My mom has been telling me, ever since this last operation which reattached the colostomy, that I need to take him to a child psychologist. That maybe he could be having some issues. But he seems fine. Except for the pee thing. What else can we do? We have a chart for stickers. He gets a cool prize whenever he gets 10 stars. We even count the ones he does at school! Why would he not go? All the other little kids are going. It's a requirement of this program that kids be potty-trained. I don't understand. And to be perfectly honest, I'm embarrassed. I don't want to be the one who's kid can't go to the bathroom.
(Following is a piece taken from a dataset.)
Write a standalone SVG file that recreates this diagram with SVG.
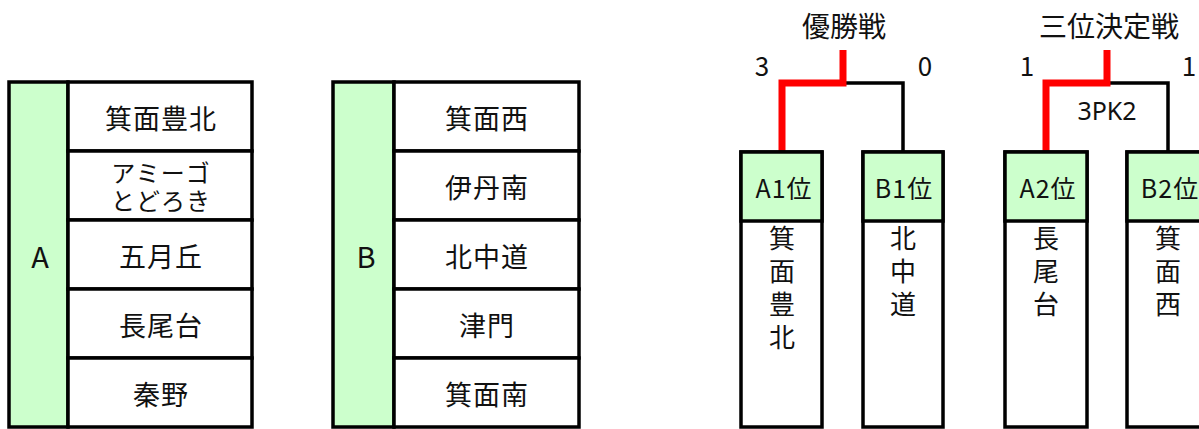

I don't want to be the parent that the teacher has to call every day to bring yet another change of clothes. I don't want anyone to think that my kid isn't "normal." Or that I'm a bad mommy.
Maybe underneath, it makes me feel like I'm not doing my job. Like I've let it slide and haven't been doing my duty (or doo-ty. hee-hee.) But this is about him too. I don't want the other kids to look at him and point and call him a baby. He's my sweetheart. My little man. I just want him to be like everyone else.
Anyway, it's just another hurdle to jump over in this journey. It seems like every time we get through one problem (sick kid, loss of job, sick kid again, starting school, sick kid again) something else comes up. I wish our whole life could be normal. Just for a week.
I also wish my husband would get up off his ass and find a part-time job. It's really hard knowing that my public school teacher paycheck is all we have to live off of. And when the hell do we get the next disbursement of his student loans. Geez! He just bought $400 worth of books for his fall classes. Ouch! I just don't know if we're going to make it if one of us doesn't get another job. If you'd like to make a donation, email me here.
All this thinking is making my head hurt. I should go take a nap.